(Source code of charts)
========

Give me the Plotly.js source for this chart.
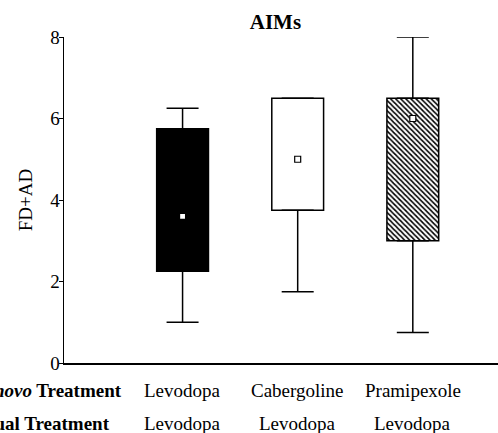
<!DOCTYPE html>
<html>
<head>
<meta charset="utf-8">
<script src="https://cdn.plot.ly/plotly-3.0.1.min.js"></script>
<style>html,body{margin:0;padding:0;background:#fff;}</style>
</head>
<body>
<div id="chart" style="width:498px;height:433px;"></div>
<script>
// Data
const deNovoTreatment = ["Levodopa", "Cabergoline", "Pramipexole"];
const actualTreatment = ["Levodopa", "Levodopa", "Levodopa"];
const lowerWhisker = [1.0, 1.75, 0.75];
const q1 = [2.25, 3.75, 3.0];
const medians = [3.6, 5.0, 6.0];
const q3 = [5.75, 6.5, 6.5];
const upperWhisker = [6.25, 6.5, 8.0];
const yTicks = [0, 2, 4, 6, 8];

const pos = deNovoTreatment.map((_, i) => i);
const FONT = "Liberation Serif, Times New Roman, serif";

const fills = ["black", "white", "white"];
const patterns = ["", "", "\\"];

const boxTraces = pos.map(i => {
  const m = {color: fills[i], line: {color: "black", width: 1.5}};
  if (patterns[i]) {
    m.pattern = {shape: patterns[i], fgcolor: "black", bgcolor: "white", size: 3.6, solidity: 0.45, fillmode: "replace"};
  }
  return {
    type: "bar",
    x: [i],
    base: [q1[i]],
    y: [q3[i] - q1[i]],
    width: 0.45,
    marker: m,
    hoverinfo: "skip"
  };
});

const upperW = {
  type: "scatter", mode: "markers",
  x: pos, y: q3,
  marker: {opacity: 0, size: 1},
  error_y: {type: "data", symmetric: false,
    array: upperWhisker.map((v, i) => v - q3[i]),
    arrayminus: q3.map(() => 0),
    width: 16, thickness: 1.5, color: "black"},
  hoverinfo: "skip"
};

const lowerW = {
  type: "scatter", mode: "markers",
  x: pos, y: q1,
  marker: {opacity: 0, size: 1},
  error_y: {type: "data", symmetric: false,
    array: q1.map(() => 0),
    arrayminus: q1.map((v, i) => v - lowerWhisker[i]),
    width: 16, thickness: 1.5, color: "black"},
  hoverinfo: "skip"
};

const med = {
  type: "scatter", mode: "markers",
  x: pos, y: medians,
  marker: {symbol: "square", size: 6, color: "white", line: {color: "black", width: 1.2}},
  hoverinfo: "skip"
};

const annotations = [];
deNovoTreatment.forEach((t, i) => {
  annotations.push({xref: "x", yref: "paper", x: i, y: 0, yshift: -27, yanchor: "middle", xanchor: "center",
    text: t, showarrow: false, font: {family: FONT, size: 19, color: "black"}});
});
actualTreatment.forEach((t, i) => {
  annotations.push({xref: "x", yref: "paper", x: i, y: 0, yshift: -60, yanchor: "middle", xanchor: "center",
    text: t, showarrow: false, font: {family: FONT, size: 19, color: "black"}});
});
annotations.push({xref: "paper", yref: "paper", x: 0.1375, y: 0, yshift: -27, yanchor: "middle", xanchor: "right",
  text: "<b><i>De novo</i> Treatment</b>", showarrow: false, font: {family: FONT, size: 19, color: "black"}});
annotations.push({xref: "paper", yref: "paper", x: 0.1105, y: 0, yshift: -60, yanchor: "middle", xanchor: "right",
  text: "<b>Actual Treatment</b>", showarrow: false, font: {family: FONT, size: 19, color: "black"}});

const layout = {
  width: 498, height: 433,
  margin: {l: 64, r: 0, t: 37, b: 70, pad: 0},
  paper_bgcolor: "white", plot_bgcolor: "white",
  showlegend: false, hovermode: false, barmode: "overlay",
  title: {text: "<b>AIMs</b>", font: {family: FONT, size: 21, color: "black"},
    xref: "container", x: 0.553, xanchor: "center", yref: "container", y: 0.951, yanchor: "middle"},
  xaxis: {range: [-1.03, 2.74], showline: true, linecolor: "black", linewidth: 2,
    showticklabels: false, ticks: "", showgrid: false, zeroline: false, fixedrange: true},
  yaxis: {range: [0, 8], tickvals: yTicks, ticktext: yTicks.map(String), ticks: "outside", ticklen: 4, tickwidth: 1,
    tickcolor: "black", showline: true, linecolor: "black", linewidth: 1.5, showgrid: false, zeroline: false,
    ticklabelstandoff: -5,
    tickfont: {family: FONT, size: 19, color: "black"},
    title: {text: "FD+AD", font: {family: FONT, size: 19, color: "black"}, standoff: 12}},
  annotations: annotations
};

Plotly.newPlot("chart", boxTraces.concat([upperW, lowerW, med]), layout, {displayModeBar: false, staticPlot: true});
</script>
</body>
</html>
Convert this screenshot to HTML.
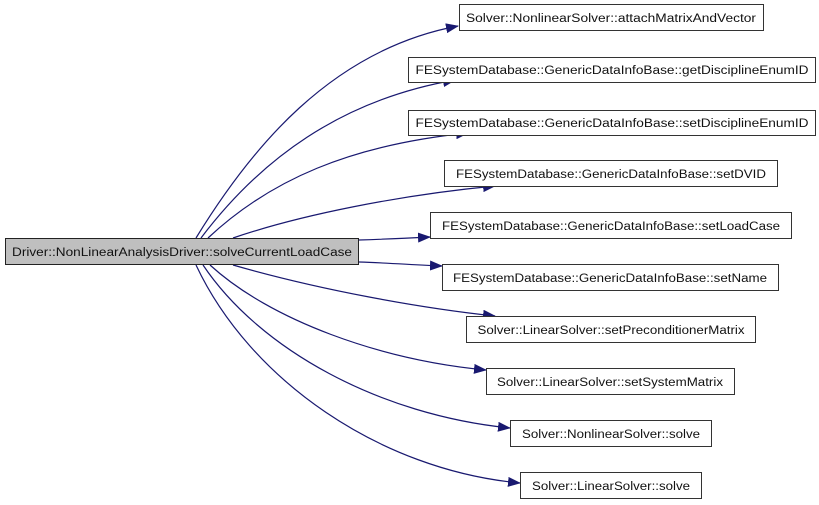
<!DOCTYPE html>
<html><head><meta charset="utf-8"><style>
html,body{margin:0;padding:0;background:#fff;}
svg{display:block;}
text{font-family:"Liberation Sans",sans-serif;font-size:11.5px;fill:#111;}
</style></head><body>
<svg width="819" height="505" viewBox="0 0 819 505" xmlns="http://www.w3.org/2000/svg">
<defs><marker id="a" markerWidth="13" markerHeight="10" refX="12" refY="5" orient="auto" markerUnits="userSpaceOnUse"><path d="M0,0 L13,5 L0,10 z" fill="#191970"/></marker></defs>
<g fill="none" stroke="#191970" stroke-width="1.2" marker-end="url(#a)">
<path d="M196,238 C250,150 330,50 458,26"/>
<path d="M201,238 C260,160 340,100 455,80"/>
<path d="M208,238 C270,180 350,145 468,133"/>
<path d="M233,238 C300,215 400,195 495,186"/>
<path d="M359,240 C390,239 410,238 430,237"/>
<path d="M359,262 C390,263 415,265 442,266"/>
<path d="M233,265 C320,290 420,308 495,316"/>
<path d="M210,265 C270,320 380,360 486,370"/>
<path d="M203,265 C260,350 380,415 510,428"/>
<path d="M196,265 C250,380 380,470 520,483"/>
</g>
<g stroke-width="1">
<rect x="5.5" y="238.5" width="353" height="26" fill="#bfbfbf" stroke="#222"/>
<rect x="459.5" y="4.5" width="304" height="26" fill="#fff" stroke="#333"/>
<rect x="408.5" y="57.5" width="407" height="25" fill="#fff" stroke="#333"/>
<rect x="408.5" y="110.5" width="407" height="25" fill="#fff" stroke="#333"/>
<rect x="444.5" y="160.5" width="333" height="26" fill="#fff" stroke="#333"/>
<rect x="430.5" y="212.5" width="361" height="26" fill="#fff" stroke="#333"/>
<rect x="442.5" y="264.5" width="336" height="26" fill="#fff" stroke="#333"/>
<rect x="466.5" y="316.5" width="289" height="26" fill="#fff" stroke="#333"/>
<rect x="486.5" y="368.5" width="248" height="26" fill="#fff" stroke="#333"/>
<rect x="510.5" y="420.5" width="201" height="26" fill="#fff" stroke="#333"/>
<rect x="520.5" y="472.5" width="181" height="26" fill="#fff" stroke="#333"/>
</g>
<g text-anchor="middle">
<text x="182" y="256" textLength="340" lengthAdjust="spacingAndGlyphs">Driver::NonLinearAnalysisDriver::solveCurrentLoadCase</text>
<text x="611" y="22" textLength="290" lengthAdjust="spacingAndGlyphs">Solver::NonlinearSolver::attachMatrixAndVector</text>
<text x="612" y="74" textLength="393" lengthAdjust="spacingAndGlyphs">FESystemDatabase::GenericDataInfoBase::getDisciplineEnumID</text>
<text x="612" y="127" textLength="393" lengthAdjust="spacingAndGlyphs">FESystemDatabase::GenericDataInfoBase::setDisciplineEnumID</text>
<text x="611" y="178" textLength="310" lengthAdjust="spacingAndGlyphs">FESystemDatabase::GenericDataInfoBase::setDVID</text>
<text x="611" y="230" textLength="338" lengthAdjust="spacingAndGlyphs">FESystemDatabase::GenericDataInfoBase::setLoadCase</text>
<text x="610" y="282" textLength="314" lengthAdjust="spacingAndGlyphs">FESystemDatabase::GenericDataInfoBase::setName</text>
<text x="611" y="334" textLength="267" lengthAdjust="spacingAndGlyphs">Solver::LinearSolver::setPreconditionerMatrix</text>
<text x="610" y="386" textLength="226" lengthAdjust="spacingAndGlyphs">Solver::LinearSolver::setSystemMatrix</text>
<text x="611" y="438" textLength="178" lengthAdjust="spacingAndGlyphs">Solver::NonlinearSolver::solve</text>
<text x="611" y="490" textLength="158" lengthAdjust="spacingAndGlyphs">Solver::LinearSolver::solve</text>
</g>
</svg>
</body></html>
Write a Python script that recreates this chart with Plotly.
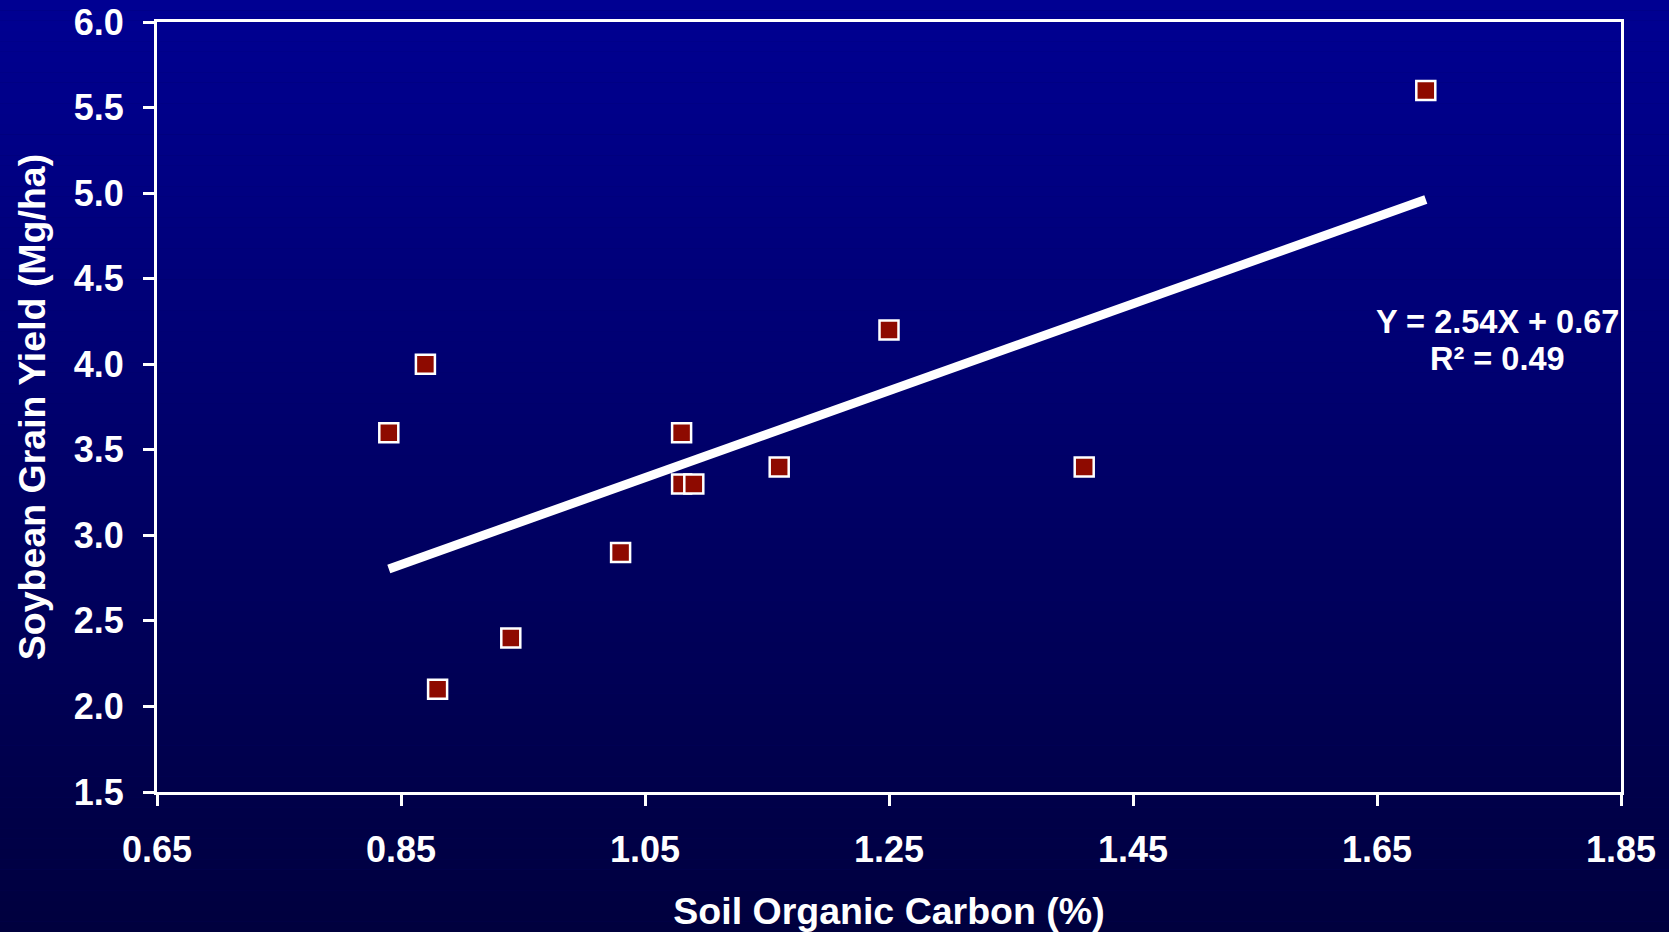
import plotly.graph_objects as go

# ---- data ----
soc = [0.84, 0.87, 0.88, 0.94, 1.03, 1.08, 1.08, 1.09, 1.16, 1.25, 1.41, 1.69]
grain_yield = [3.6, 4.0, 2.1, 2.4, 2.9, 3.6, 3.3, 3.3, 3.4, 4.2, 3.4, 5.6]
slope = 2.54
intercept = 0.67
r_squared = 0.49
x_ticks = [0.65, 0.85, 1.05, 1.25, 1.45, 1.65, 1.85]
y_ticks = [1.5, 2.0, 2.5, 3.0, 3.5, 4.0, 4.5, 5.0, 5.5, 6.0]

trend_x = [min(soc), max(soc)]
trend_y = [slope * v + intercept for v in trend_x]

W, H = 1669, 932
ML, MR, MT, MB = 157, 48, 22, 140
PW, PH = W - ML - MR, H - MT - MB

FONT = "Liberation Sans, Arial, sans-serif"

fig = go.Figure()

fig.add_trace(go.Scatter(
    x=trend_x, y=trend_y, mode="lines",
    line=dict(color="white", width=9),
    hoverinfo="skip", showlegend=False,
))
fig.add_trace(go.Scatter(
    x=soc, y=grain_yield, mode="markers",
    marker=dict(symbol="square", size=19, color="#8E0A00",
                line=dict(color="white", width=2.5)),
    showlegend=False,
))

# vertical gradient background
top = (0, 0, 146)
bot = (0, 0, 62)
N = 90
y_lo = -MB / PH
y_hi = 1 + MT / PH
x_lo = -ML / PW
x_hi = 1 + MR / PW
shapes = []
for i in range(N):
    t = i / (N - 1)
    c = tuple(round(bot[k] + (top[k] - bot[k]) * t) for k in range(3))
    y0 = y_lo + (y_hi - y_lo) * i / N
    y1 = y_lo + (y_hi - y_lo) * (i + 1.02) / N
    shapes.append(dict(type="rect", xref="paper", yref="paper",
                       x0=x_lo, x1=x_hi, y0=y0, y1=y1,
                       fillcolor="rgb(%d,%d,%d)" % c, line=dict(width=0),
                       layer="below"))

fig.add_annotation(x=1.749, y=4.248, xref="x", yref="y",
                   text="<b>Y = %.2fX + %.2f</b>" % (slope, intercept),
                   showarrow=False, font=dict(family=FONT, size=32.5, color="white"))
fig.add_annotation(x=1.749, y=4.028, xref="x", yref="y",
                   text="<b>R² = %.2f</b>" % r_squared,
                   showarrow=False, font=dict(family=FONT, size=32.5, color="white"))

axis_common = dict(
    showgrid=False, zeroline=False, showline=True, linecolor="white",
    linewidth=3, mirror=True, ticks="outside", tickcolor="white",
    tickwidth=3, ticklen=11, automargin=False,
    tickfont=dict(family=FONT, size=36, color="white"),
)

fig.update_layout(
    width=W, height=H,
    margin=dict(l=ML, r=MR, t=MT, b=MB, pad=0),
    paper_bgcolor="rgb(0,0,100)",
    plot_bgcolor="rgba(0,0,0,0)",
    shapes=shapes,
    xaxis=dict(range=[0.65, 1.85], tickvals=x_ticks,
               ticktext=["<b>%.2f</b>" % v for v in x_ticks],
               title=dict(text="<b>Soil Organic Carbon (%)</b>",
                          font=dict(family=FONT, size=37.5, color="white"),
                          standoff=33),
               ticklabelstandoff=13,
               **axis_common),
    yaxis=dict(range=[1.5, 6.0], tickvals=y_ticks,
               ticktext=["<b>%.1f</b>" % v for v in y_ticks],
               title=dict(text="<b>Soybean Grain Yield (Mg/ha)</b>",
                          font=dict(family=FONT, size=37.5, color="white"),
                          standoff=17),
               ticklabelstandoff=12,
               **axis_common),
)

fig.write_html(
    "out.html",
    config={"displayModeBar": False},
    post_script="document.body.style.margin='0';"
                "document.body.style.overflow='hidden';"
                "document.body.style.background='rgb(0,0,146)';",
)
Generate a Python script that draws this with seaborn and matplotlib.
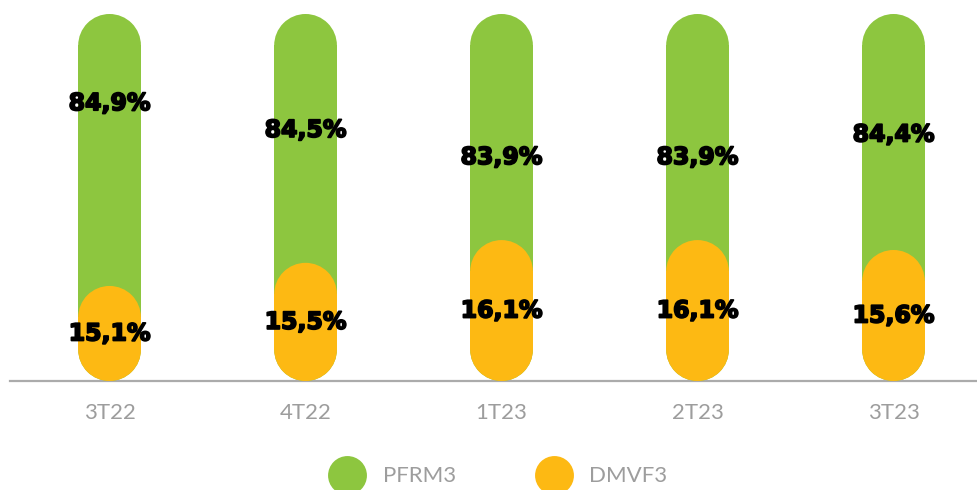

========

DIRECTION: Both the first line of the records above and the line containing "const yTicks = [0, 2, 4, 6, 8];" belong in the copy; please return them and every line between, exactly, minus the pictures.

OUTPUT FOR THIS EXERCISE:
Give me the Plotly.js source for this chart.
<!DOCTYPE html>
<html>
<head>
<meta charset="utf-8">
<script src="https://cdn.plot.ly/plotly-3.0.1.min.js"></script>
<style>html,body{margin:0;padding:0;background:#fff;}</style>
</head>
<body>
<div id="chart" style="width:498px;height:433px;"></div>
<script>
// Data
const deNovoTreatment = ["Levodopa", "Cabergoline", "Pramipexole"];
const actualTreatment = ["Levodopa", "Levodopa", "Levodopa"];
const lowerWhisker = [1.0, 1.75, 0.75];
const q1 = [2.25, 3.75, 3.0];
const medians = [3.6, 5.0, 6.0];
const q3 = [5.75, 6.5, 6.5];
const upperWhisker = [6.25, 6.5, 8.0];
const yTicks = [0, 2, 4, 6, 8];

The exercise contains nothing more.